An interesting report out today from NatWest Markets looks at the effect US investors have on the value of the US dollar and the relative swings in its value. According to Federal Reserve data American fund managers hold $85trn of liquid assets dwarfing global central banks reserves at $12trn and sovereign wealth funds at $5trn.

Of the $85trn, $12trn is in foreign assets, which is about 14%, and it has been growing steadily since the 1970s when foreign assets were just 2% of total assets. To show the impact this amount of flows can have on market pricing, in 2017 American investors added $715bln in foreign assets which added to the US current account deficit of $449bln that year and of course weakened the US dollar. Indeed the DXY or trade-weighted dollar index fell from 104 in at the start of 2017 to just 88 in early 2018. In 2008 US investors cut foreign assets by $564bln almost funding the current account deficit that year of $711bln and the US dollar rallied.

The report argues that Americans’ dollar diversification has the potential size and scope to weaken the greenback. It also underscores how the currency tends to underperform when investors are risk-seeking and outperform when investors become risk-averse.
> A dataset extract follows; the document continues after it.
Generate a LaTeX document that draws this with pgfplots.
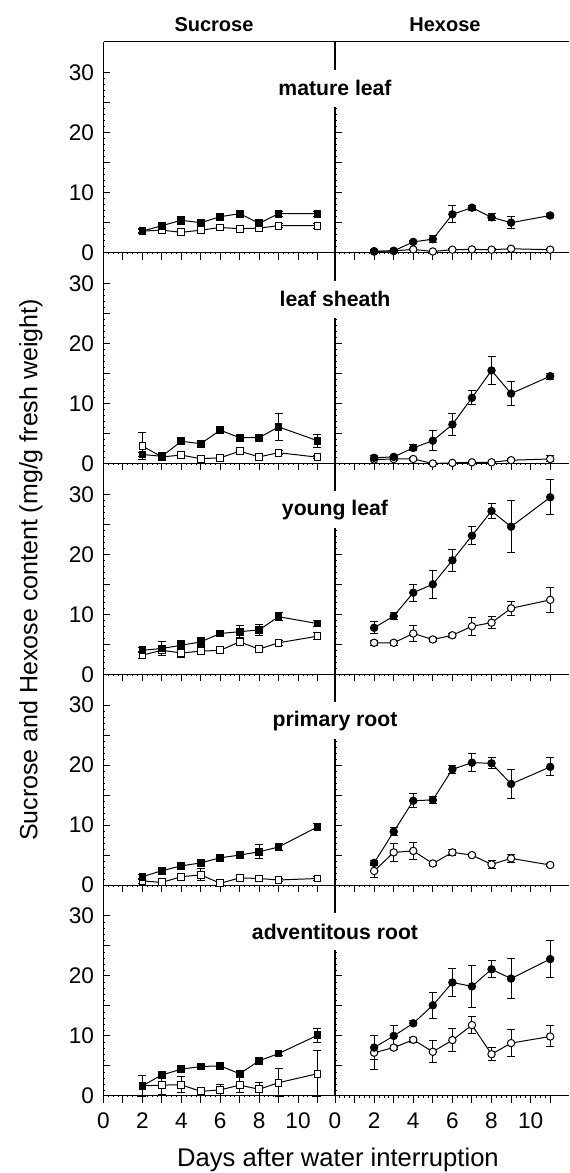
\documentclass[border=0pt]{standalone}
\usepackage{fontspec}
\setmainfont{Liberation Sans}
\usepackage{pgfplots}
\usepackage{pgfplotstable}
\pgfplotsset{compat=1.18}

\pgfplotstableread{
x sf sfe so soe hf hfe ho hoe
2 3.6 0.4 3.6 0.3 0.25 0.2 0.2 0.2
3 4.5 0.5 3.75 0.3 0.3 0.2 0.3 0.2
4 5.4 0.7 3.4 0.5 1.8 0.3 0.55 0.2
5 5.0 0.5 3.75 0.4 2.25 0.6 0.2 0.1
6 6.0 0.5 4.2 0.3 6.4 1.4 0.5 0.2
7 6.5 0.4 4.0 0.3 7.5 0.4 0.55 0.2
8 4.9 0.5 4.1 0.3 5.9 0.6 0.5 0.2
9 6.5 0.4 4.5 0.3 5.0 1.0 0.65 0.2
11 6.5 0.4 4.5 0.4 6.2 0.4 0.5 0.2
}\tA
\pgfplotstableread{
x sf sfe so soe hf hfe ho hoe
2 1.5 0.4 2.9 2.3 0.95 0.3 0.65 0.2
3 1.2 0.3 1.1 0.3 1.1 0.3 0.75 0.2
4 3.7 0.5 1.4 0.5 2.6 0.5 0.75 0.2
5 3.3 0.5 0.8 0.3 3.8 1.7 0.0 0.1
6 5.55 0.5 0.95 0.3 6.5 1.8 0.1 0.1
7 4.3 0.4 2.05 0.6 10.95 1.2 0.2 0.1
8 4.3 0.4 1.1 0.3 15.5 2.3 0.2 0.1
9 6.1 2.3 1.8 0.3 11.65 2.0 0.55 0.2
11 3.8 1.1 1.05 0.3 14.55 0.5 0.75 0.5
}\tB
\pgfplotstableread{
x sf sfe so soe hf hfe ho hoe
2 4.0 0.4 3.2 0.6 7.75 1.0 5.25 0.4
3 4.3 1.1 4.0 0.4 9.7 0.6 5.25 0.4
4 4.85 0.7 3.55 0.8 13.6 1.4 6.8 1.3
5 5.4 0.8 3.85 0.4 15.0 2.35 5.8 0.3
6 6.8 0.5 4.0 0.4 19.0 1.8 6.5 0.3
7 7.1 1.0 5.4 0.5 23.1 1.5 8.0 1.5
8 7.4 0.9 4.2 0.4 27.2 1.3 8.6 1.0
9 9.6 0.7 5.25 0.4 24.6 4.35 11.0 1.2
11 8.45 0.5 6.35 0.6 29.5 2.9 12.4 2.1
}\tC
\pgfplotstableread{
x sf sfe so soe hf hfe ho hoe
2 1.4 0.4 0.7 0.4 3.7 0.4 2.35 1.05
3 2.4 0.3 0.45 0.3 8.9 0.7 5.45 1.5
4 3.2 0.4 1.4 0.4 14.05 1.2 5.7 1.4
5 3.7 0.4 1.7 1.0 14.2 0.6 3.6 0.3
6 4.55 0.5 0.3 0.3 19.3 0.7 5.45 0.5
7 5.0 0.5 1.2 0.4 20.4 1.5 5.0 0.3
8 5.55 1.2 1.1 0.3 20.3 0.9 3.45 0.7
9 6.35 0.6 0.85 0.3 16.85 2.35 4.45 0.7
11 9.7 0.5 1.1 0.3 19.7 1.5 3.35 0.3
}\tD
\pgfplotstableread{
x sf sfe so soe hf hfe ho hoe
2 1.67 1.7 1.67 1.7 8.05 2.0 7.2 2.8
3 3.5 0.4 1.8 1.5 10.0 1.8 8.05 0.4
4 4.45 0.5 1.85 1.3 12.1 0.4 9.35 0.4
5 4.9 0.5 0.75 0.5 15.1 2.2 7.35 1.8
6 5.0 0.5 1.0 0.9 18.9 2.3 9.3 1.9
7 3.7 0.3 1.8 1.2 18.25 3.5 11.8 1.4
8 5.85 0.4 1.1 1.1 21.1 1.4 6.95 1.1
9 7.05 0.4 2.2 2.3 19.55 3.4 8.8 2.2
11 10.1 1.2 3.7 3.8 22.8 3.05 9.9 1.75
}\tE

\pgfplotsset{
  base/.style={
    scale only axis, height=105.4pt, ymin=0, ymax=35.13,
    axis x line*=bottom, axis y line*=left,
    xtick={0,...,11}, ytick={0,5,...,30},
    minor x tick num=3, minor y tick num=4,
    xtick align=outside, ytick align=inside,
    major tick length=3.5pt,
    minor x tick style={line width=0.4pt},
    minor y tick style={line width=0.3pt},
    minor tick length=0.8pt,
    tick style={black, line width=0.5pt},
    axis line style={black, line width=0.55pt},
    xticklabels={}, yticklabels={},
    clip=false,
    /pgf/number format/assume math mode=true,
    tick label style={font=\fontsize{11.3}{13}\selectfont},
    xticklabel style={yshift=-1.5pt},
    yticklabel style={xshift=-1.2pt},
  },
  leftcol/.style={base, at={(51.75pt,#1)}, anchor=south west, width=115.75pt, xmin=0, xmax=11.9},
  rightcol/.style={base, at={(167.5pt,#1)}, anchor=south west, width=117pt, xmin=0, xmax=11.96},
  leftlab/.style={yticklabels={0,,10,,20,,30}},
  botlab/.style={xticklabels={0,,2,,4,,6,,8,,10,}},
  errs/.style={
    /pgfplots/error bars/y dir=both,
    /pgfplots/error bars/y explicit,
    /pgfplots/error bars/error bar style={black, line width=0.5pt},
    /pgfplots/error bars/error mark options={rotate=90, mark size=2pt, line width=0.5pt, black},
  },
  sopen/.style={black, line width=0.5pt, mark=square*, mark size=1.7pt, mark options={fill=white, draw=black, line width=0.5pt}, errs},
  sfill/.style={black, line width=0.5pt, mark=square*, mark size=1.7pt, mark options={fill=black, draw=black}, errs},
  hopen/.style={black, line width=0.5pt, mark=*, mark size=1.85pt, mark options={fill=white, draw=black, line width=0.5pt}, errs},
  hfill/.style={black, line width=0.5pt, mark=*, mark size=1.85pt, mark options={fill=black, draw=black}, errs},
}

\newcommand{\panelpair}[4]{%
  \begin{axis}[leftcol=#2, leftlab, #3]
    \addplot[sopen] table[x=x, y=so, y error=soe] {#1};
    \addplot[sfill] table[x=x, y=sf, y error=sfe] {#1};
  \end{axis}
  \begin{axis}[rightcol=#2, #4]
    \addplot[hopen] table[x=x, y=ho, y error=hoe] {#1};
    \addplot[hfill] table[x=x, y=hf, y error=hfe] {#1};
  \end{axis}
}

\begin{document}
\begin{tikzpicture}
\useasboundingbox (0,0) rectangle (284.5pt,586.5pt);
\panelpair{\tA}{460.15pt}{}{}
\panelpair{\tB}{354.75pt}{}{}
\panelpair{\tC}{249.35pt}{}{}
\panelpair{\tD}{143.95pt}{}{}
\panelpair{\tE}{38.55pt}{botlab}{botlab}
% top frame line
\draw[black, line width=0.55pt] (51.75pt,565.55pt) -- (284.5pt,565.55pt);
% panel labels
\tikzset{plab/.style={fill=white, inner xsep=1pt, minimum height=18.5pt, font=\fontsize{10.6}{12}\selectfont\bfseries}}
\node[plab] at (167.5pt,542.35pt) {mature leaf};
\node[plab] at (167.5pt,436.95pt) {leaf sheath};
\node[plab] at (167.5pt,331.55pt) {young leaf};
\node[plab] at (167.5pt,226.15pt) {primary root};
\node[plab] at (167.5pt,120.75pt) {adventitous root};
% column titles
\node[anchor=base, font=\fontsize{10}{12}\selectfont\bfseries] at (107pt,570.5pt) {Sucrose};
\node[anchor=base, font=\fontsize{10}{12}\selectfont\bfseries] at (222.5pt,570.5pt) {Hexose};
% axis titles
\node[rotate=90, font=\fontsize{12.5}{14}\selectfont] at (15.5pt,301.5pt) {Sucrose and Hexose content (mg/g fresh weight)};
\node[anchor=base, font=\fontsize{12.8}{14}\selectfont] at (169pt,3.2pt) {Days after water interruption};
\end{tikzpicture}
\end{document}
Thus even if all sovereign wealth funds suddenly lowered the share of their total assets denominated in dollars by 20% in their portfolios, the adverse impact on the greenback would be matched if American fund managers diversified just over 1% of their overall assets out of dollars at the same time.

Over the last two decades, the US dollar has fallen from 72% of Central Bank total reserves to around 62% today, however, it’s the flows from American investors which greatly exceeds that amount, especially when investors look to repatriate in times of stress.